Broken in Bali - Part 2
All that flow I found led me to a river about a week after the ankle incident on Nate’s birthday (May 8, 2017), the first day to honor Nate’s birth since his death in November. I felt a lot of pressure surrounding how to honor him, especially since I was in the middle of feeling such heavy grief. My tears fell heavy like the Tengenungan Waterfall I was able to visit before the ankle incident.
The tears started streaming when I slowed down to sit. A large iguana snaked its way out of the brush and into the river making a splash and I suddenly worried if I was in the wrong place. I would have probably popped right up and sprinted away but something told me to stay, other than my broken body.
That’s when I had a spiritual awakening and signs started to appear taking away my fear. A bright orange, slightly burly butterfly began fluttering around and then intentionally stopped on a rock right in front of me. It appeared to be at peace and simply stopped moving which is rare for busy butterflies that buzz about. Feeling drawn toward this small creature because it reminded me of the puffy orange coat that Nate often wore, I reached out and touched its wings. Much to my surprise it actually let me! Surely I was crazy but didn’t care so I talked, cried and stroked the wings. I knew without a doubt that Nate’s spirit finally felt space to visit because I had slowed down.

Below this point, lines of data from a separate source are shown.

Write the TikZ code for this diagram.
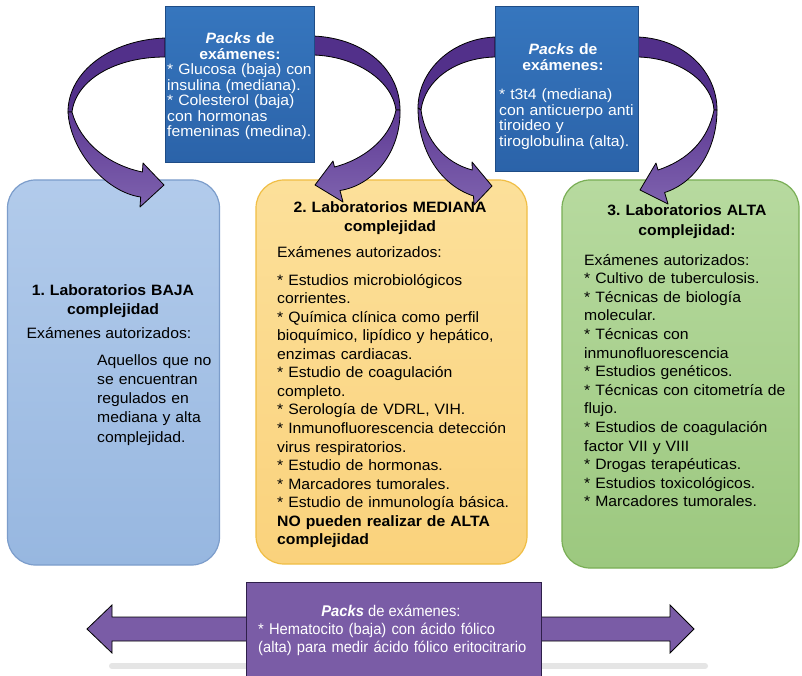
\documentclass[tikz,border=0pt]{standalone}
\usepackage{fontspec}
\setmainfont{Liberation Sans}[FakeStretch=1.05]
\newfontfamily\botfont{Liberation Sans}[FakeStretch=0.95]
\definecolor{labAtop}{HTML}{B2CBEB}
\definecolor{labAbot}{HTML}{97B7E0}
\definecolor{labAdraw}{HTML}{7C9DCB}
\definecolor{labBtop}{HTML}{FCE09A}
\definecolor{labBbot}{HTML}{FAD27C}
\definecolor{labBdraw}{HTML}{F0BE45}
\definecolor{labCtop}{HTML}{B7DA9F}
\definecolor{labCbot}{HTML}{9CC87F}
\definecolor{labCdraw}{HTML}{79AE55}
\definecolor{pktop}{HTML}{3676BE}
\definecolor{pkbot}{HTML}{2B63A9}
\definecolor{pkdraw}{HTML}{1E4C86}
\definecolor{purpbox}{HTML}{7A5CA6}
\definecolor{purpdraw}{HTML}{2E1F4A}
\definecolor{ardark}{HTML}{52308A}
\definecolor{arlighttop}{HTML}{5E3A94}
\definecolor{arlightbot}{HTML}{7E62AE}
\tikzset{
  labbox/.style={rectangle, rounded corners=28, line width=1.2},
  pkbox/.style={rectangle, draw=pkdraw, line width=1, top color=pktop, bottom color=pkbot},
  arrowdark/.style={draw=black, line width=0.8, fill=ardark, line join=round},
  arrowlight/.style={draw=black, line width=0.8, top color=arlighttop, bottom color=arlightbot, line join=round},
  labtxt/.style={inner sep=0, font=\fontsize{15}{18.5}\selectfont, text=black},
  pktxt/.style={inner sep=0, font=\fontsize{15}{15.5}\selectfont, text=white},
  bottxt/.style={inner sep=0, font=\botfont\fontsize{15.5}{18}\selectfont, text=white},
}
\frenchspacing
\begin{document}
\begin{tikzpicture}[x=1pt,y=-1pt]
\useasboundingbox (0,0) rectangle (802,676);
\fill[white] (0,0) rectangle (802,676);

% main laboratory boxes
\node[labbox, draw=labAdraw, top color=labAtop, bottom color=labAbot,
      minimum width=212, minimum height=385] (lab1) at (113.5,372.5) {};
\node[labbox, draw=labBdraw, top color=labBtop, bottom color=labBbot,
      minimum width=271, minimum height=384] (lab2) at (391.5,372) {};
\node[labbox, draw=labCdraw, top color=labCtop, bottom color=labCbot,
      minimum width=237, minimum height=388] (lab3) at (680.5,374) {};

% curved arrow A (pk1 -> lab1)
\draw[arrowdark] (165,38) .. controls (110,40) and (68,72) .. (68,112)
  -- (72,112) .. controls (76,80) and (115,57) .. (165,57) -- cycle;
\draw[arrowlight] (68,112) .. controls (70,150) and (105,192) .. (140.7,197)
  -- (140,207) -- (164,185) -- (143,163) -- (142.4,172)
  .. controls (108,165) and (80,142) .. (72,112) -- cycle;

% curved arrow B (pk1 -> lab2)
\draw[arrowdark] (313,36) .. controls (365,38) and (400,70) .. (400,110)
  -- (396,110) .. controls (392,80) and (355,56) .. (313,55) -- cycle;
\draw[arrowlight] (400,110) .. controls (401,150) and (375,185) .. (340,190.5)
  -- (343,202) -- (315,185) -- (333,161) -- (334.5,167)
  .. controls (362,160) and (390,140) .. (396,110) -- cycle;

% curved arrow C (pk2 -> lab2)
\draw[arrowdark] (495,37) .. controls (450,39) and (418,72) .. (418,108)
  -- (421,110) .. controls (425,80) and (455,58) .. (495,57) -- cycle;
\draw[arrowlight] (418,108) .. controls (418,150) and (440,185) .. (473.5,196)
  -- (474,205) -- (492,186) -- (472,162) -- (472.3,170)
  .. controls (445,163) and (425,140) .. (421,110) -- cycle;

% curved arrow D (pk2 -> lab3)
\draw[arrowdark] (638,37) .. controls (685,39) and (717,72) .. (717,110)
  -- (714,110) .. controls (712,82) and (680,58) .. (638,57) -- cycle;
\draw[arrowlight] (717,110) .. controls (717,150) and (695,183) .. (664.6,192.5)
  -- (668,204) -- (640,190) -- (656,163) -- (658,170)
  .. controls (688,160) and (708,140) .. (714,110) -- cycle;

% packs boxes
\node[pkbox, minimum width=149, minimum height=156] (pk1) at (239.5,85) {};
\node[pkbox, minimum width=143, minimum height=165] (pk2) at (566.5,89.5) {};

% bottom double arrow with shadow
\draw[gray!20, line width=6, line cap=round] (112,666) -- (705,666);
\draw[draw=black, line width=0.8, fill=purpbox, line join=miter]
  (87,629) -- (112,605) -- (112,617) -- (670,617) -- (670,605) -- (694,629)
  -- (670,653) -- (670,641) -- (112,641) -- (112,653) -- cycle;
\node[rectangle, draw=purpdraw, line width=1, fill=purpbox,
      minimum width=295, minimum height=110] (pkb) at (393.5,637) {};

% texts in packs boxes
\node[pktxt, anchor=base, text width=140, align=center] (pk1title) at (240,44)
  {\textbf{\textit{Packs} de}\\\textbf{exámenes:}};
\node[pktxt, anchor=base west, text width=146, align=left] (pk1body) at (167,75)
  {{*} Glucosa (baja) con\\insulina (mediana).\\{*} Colesterol (baja)\\con hormonas\\femeninas (medina).};
\node[pktxt, anchor=base, text width=136, align=center] (pk2title) at (563,55)
  {\textbf{\textit{Packs} de}\\\textbf{exámenes:}};
\node[pktxt, anchor=base west, text width=138, align=left] (pk2body) at (499,100)
  {{*} t3t4 (mediana)\\con anticuerpo anti\\tiroideo y\\tiroglobulina (alta).};

% texts lab 1
\node[labtxt, anchor=base, text width=200, align=center,
      font=\fontsize{15}{19}\selectfont] (lab1title) at (113,295)
  {\textbf{1. Laboratorios BAJA}\\\textbf{complejidad}};
\node[labtxt, anchor=base] (lab1sub) at (109,338) {Exámenes autorizados:};
\node[labtxt, anchor=base west, text width=125, align=left,
      font=\fontsize{15}{19.25}\selectfont] (lab1body) at (97,365)
  {Aquellos que no\\se encuentran\\regulados en\\mediana y alta\\complejidad.};

% texts lab 2
\node[labtxt, anchor=base, text width=260, align=center,
      font=\fontsize{15}{20}\selectfont] (lab2title) at (390,212)
  {\textbf{2. Laboratorios MEDIANA}\\\textbf{complejidad}};
\node[labtxt, anchor=base west] (lab2sub) at (277,257) {Exámenes autorizados:};
\node[labtxt, anchor=base west, text width=250, align=left,
      font=\fontsize{15}{18.57}\selectfont] (lab2body) at (277,285)
  {{*} Estudios microbiológicos\\corrientes.\\{*} Química clínica como perfil\\bioquímico, lipídico y hepático,\\enzimas cardiacas.\\{*} Estudio de coagulación\\completo.\\{*} Serología de VDRL, VIH.\\{*} Inmunofluorescencia detección\\virus respiratorios.\\{*} Estudio de hormonas.\\{*} Marcadores tumorales.\\{*} Estudio de inmunología básica.\\\textbf{NO pueden realizar de ALTA}\\\textbf{complejidad}};

% texts lab 3
\node[labtxt, anchor=base, text width=220, align=center,
      font=\fontsize{15}{19}\selectfont] (lab3title) at (687,216)
  {\textbf{3. Laboratorios ALTA}\\\textbf{complejidad:}};
\node[labtxt, anchor=base west, text width=215, align=left,
      font=\fontsize{15}{18.6}\selectfont] (lab3body) at (584,265)
  {Exámenes autorizados:\\{*} Cultivo de tuberculosis.\\{*} Técnicas de biología\\molecular.\\{*} Técnicas con\\inmunofluorescencia\\{*} Estudios genéticos.\\{*} Técnicas con citometría de\\flujo.\\{*} Estudios de coagulación\\factor VII y VIII\\{*} Drogas terapéuticas.\\{*} Estudios toxicológicos.\\{*} Marcadores tumorales.};

% bottom texts
\node[bottxt, anchor=base] (pkbtitle) at (391,616)
  {\textbf{\textit{Packs}} de exámenes:};
\node[bottxt, anchor=base west, text width=280, align=left] (pkbbody) at (258,634)
  {{*} Hematocito (baja) con ácido fólico\\(alta) para medir ácido fólico eritocitrario};
\end{tikzpicture}
\end{document}
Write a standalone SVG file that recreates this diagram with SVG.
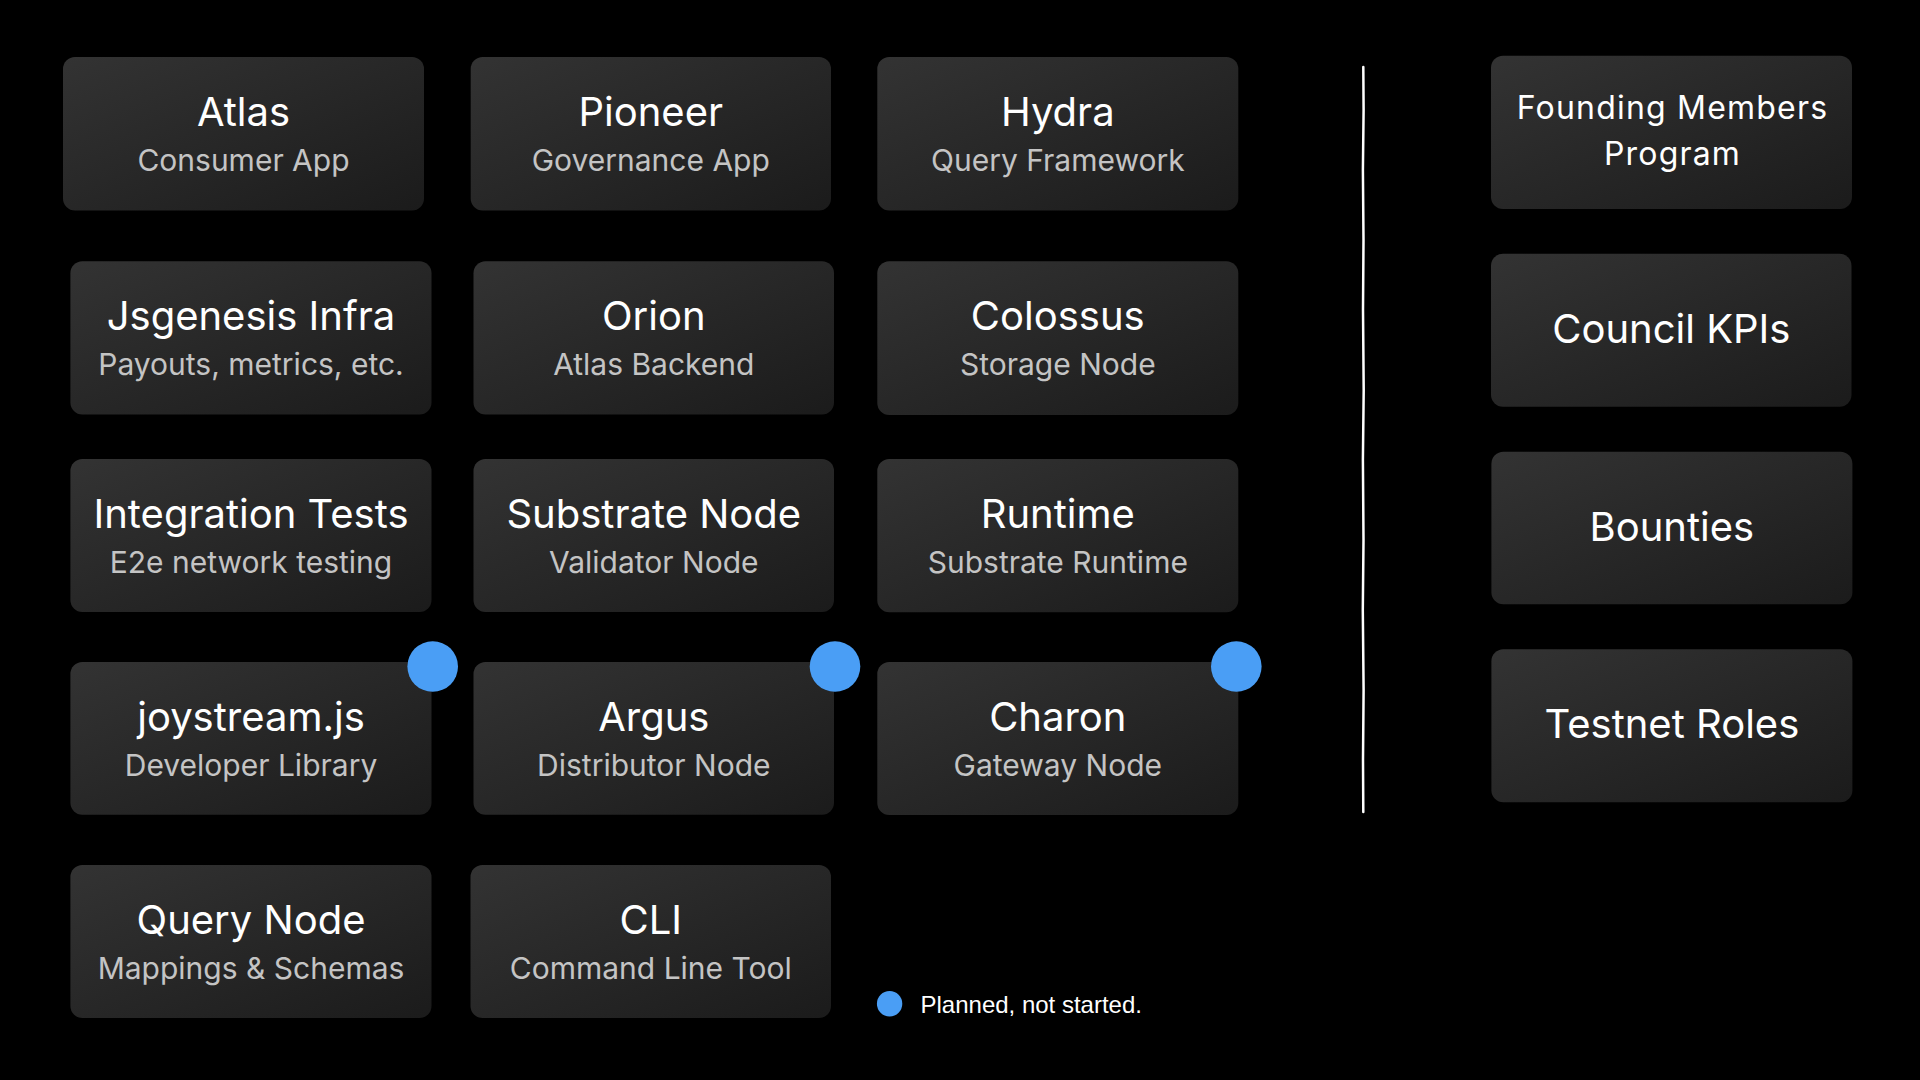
<svg xmlns="http://www.w3.org/2000/svg" width="1920" height="1080" viewBox="0 0 1920 1080">
  <defs>
    <linearGradient id="boxg" x1="0" y1="0" x2="1" y2="1">
      <stop offset="0" stop-color="#333333"/>
      <stop offset="1" stop-color="#1b1b1b"/>
    </linearGradient>
  </defs>
  <style>
    .box { fill: url(#boxg); }
    .t { font-family: Inter, "Liberation Sans", sans-serif; font-size: 40px; fill: #ffffff; text-anchor: middle; font-weight: 400; }
    .s { font-family: Inter, "Liberation Sans", sans-serif; font-size: 30px; fill: #c4c4c4; text-anchor: middle; }
    .f { font-family: Inter, "Liberation Sans", sans-serif; font-size: 32px; fill: #ffffff; text-anchor: middle; letter-spacing: 1.2px; }
    .dot { fill: #4a9ef5; }
    .legend { font-family: "Liberation Sans", Arial, sans-serif; font-size: 24px; fill: #ffffff; }
    .divider { fill: none; stroke: #ffffff; stroke-width: 2.5; stroke-linecap: round; stroke-linejoin: round; }
  </style>
  <rect x="0" y="0" width="1920" height="1080" fill="#000000"/>

  <!-- Row 1 -->
  <g id="atlas">
    <rect class="box" x="63" y="57" width="361" height="153.5" rx="12"/>
    <text class="t" x="243.5" y="126">Atlas</text>
    <text class="s" x="243.5" y="170.5">Consumer App</text>
  </g>
  <g id="pioneer">
    <rect class="box" x="470.7" y="57" width="360.3" height="153.5" rx="12"/>
    <text class="t" x="650.8" y="126">Pioneer</text>
    <text class="s" x="650.8" y="170.5">Governance App</text>
  </g>
  <g id="hydra">
    <rect class="box" x="877.3" y="57" width="361" height="153.5" rx="12"/>
    <text class="t" x="1057.8" y="126">Hydra</text>
    <text class="s" x="1057.8" y="170.5">Query Framework</text>
  </g>

  <!-- Row 2 -->
  <g id="jsgenesis">
    <rect class="box" x="70.4" y="261.3" width="361.1" height="153.2" rx="12"/>
    <text class="t" x="251" y="330.3">Jsgenesis Infra</text>
    <text class="s" x="251" y="374.8">Payouts, metrics, etc.</text>
  </g>
  <g id="orion">
    <rect class="box" x="473.5" y="261.3" width="360.5" height="153.2" rx="12"/>
    <text class="t" x="653.8" y="330.3">Orion</text>
    <text class="s" x="653.8" y="374.8">Atlas Backend</text>
  </g>
  <g id="colossus">
    <rect class="box" x="877.3" y="261.3" width="361" height="153.7" rx="12"/>
    <text class="t" x="1057.8" y="330.3">Colossus</text>
    <text class="s" x="1057.8" y="374.8">Storage Node</text>
  </g>

  <!-- Row 3 -->
  <g id="integration-tests">
    <rect class="box" x="70.4" y="459" width="361.1" height="153" rx="12"/>
    <text class="t" x="251" y="528">Integration Tests</text>
    <text class="s" x="251" y="572.5">E2e network testing</text>
  </g>
  <g id="substrate-node">
    <rect class="box" x="473.5" y="459" width="360.5" height="153" rx="12"/>
    <text class="t" x="653.8" y="528">Substrate Node</text>
    <text class="s" x="653.8" y="572.5">Validator Node</text>
  </g>
  <g id="runtime">
    <rect class="box" x="877.3" y="459" width="361" height="153.3" rx="12"/>
    <text class="t" x="1057.8" y="528">Runtime</text>
    <text class="s" x="1057.8" y="572.5">Substrate Runtime</text>
  </g>

  <!-- Row 4 -->
  <g id="joystream-js">
    <rect class="box" x="70.4" y="662" width="361.1" height="152.8" rx="12"/>
    <text class="t" x="251" y="731">joystream.js</text>
    <text class="s" x="251" y="775.5">Developer Library</text>
    <circle class="dot" cx="432.7" cy="666.5" r="25.3"/>
  </g>
  <g id="argus">
    <rect class="box" x="473.5" y="662" width="360.5" height="152.8" rx="12"/>
    <text class="t" x="653.8" y="731">Argus</text>
    <text class="s" x="653.8" y="775.5">Distributor Node</text>
    <circle class="dot" cx="835" cy="666.5" r="25.3"/>
  </g>
  <g id="charon">
    <rect class="box" x="877.3" y="662" width="361" height="153" rx="12"/>
    <text class="t" x="1057.8" y="731">Charon</text>
    <text class="s" x="1057.8" y="775.5">Gateway Node</text>
    <circle class="dot" cx="1236.3" cy="666.5" r="25.3"/>
  </g>

  <!-- Row 5 -->
  <g id="query-node">
    <rect class="box" x="70.4" y="865" width="361.1" height="153" rx="12"/>
    <text class="t" x="251" y="934">Query Node</text>
    <text class="s" x="251" y="978.5">Mappings &amp; Schemas</text>
  </g>
  <g id="cli">
    <rect class="box" x="470.5" y="865" width="360.5" height="153" rx="12"/>
    <text class="t" x="650.8" y="934">CLI</text>
    <text class="s" x="650.8" y="978.5">Command Line Tool</text>
  </g>

  <!-- Right column -->
  <g id="founding-members">
    <rect class="box" x="1491" y="55.7" width="361" height="153.3" rx="12"/>
    <text class="f" x="1672.5" y="119.3">Founding Members</text>
    <text class="f" x="1672.5" y="165">Program</text>
  </g>
  <g id="council-kpis">
    <rect class="box" x="1491" y="253.7" width="360.5" height="153" rx="12"/>
    <text class="t" x="1671.3" y="342.7">Council KPIs</text>
  </g>
  <g id="bounties">
    <rect class="box" x="1491.4" y="451.7" width="361" height="152.6" rx="12"/>
    <text class="t" x="1671.9" y="540.7">Bounties</text>
  </g>
  <g id="testnet-roles">
    <rect class="box" x="1491.4" y="649.3" width="361" height="153" rx="12"/>
    <text class="t" x="1671.9" y="738.3">Testnet Roles</text>
  </g>

  <!-- Connectors / divider -->
  <g id="connectors">
    <path class="divider" d="M1363.3 67 L1363.6 110 L1362.9 170 L1363.5 240 L1363.0 310 L1363.7 390 L1362.9 460 L1363.5 540 L1362.8 610 L1363.6 690 L1363.0 760 L1363.3 812"/>
  </g>

  <!-- Legend -->
  <g id="legend">
    <circle class="dot" cx="889.6" cy="1003.7" r="12.7"/>
    <text class="legend" x="920.5" y="1013">Planned, not started.</text>
  </g>
</svg>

His birthday was also the first time I felt Nate’s presence since he passed. In this moment, I felt so alive despite the death that was moving through and around me as I found my messy way through the magic.
I don’t know how to describe what happened that day although I do know that I tapped into the divine realm that surrounds us all, the spiritual center that is often difficult to see clearly because the busyness of life clouds the lens. This magical, mystical day paved the proverbial path of processing my grief in a consistently conscious way that I am still working through today.
Now three years later most days feel like I am a butterfly that emerged out of a cocoon of despair finally free to fly high and spread her wings. Then there are days that I feel like I need to sit with the stuff that is still heavy, retreating to reflect in the darkness. That’s when writing is my refuge. I have learned to trust these emotions to evolve and move through the tunnel into the light so I can once again take flight.
For me the grief process ebbs and flows like the Bridges River twisting and turning it’s way through a Balinese rainforest. When I trust the flow with less resistance, I am simply taken down stream gently with the current. When I resist, the emotions persist eventually manifesting in more pain (physically, mentally, emotionally, spiritually). When I slow down and soften deep into my soul there are spiritual signs from above. Butterflies became a gift from above from that day forward as a rebirth of understanding my grief and connecting with the deceased. Now I see butterflies on most bike rides and hikes and even spotted a small orange guy on Nate’s birthday this year again this year :)
These stories about whimsical signs while evolving through time and learning to shine is the true meaning of the “Butterfly Blog” of magical metamorphosis. Feel to heal while being vulnerably real is what I hope to share with those who care. Thank you for reading along this vicarious reel of writing therapy. It truly means so much to me!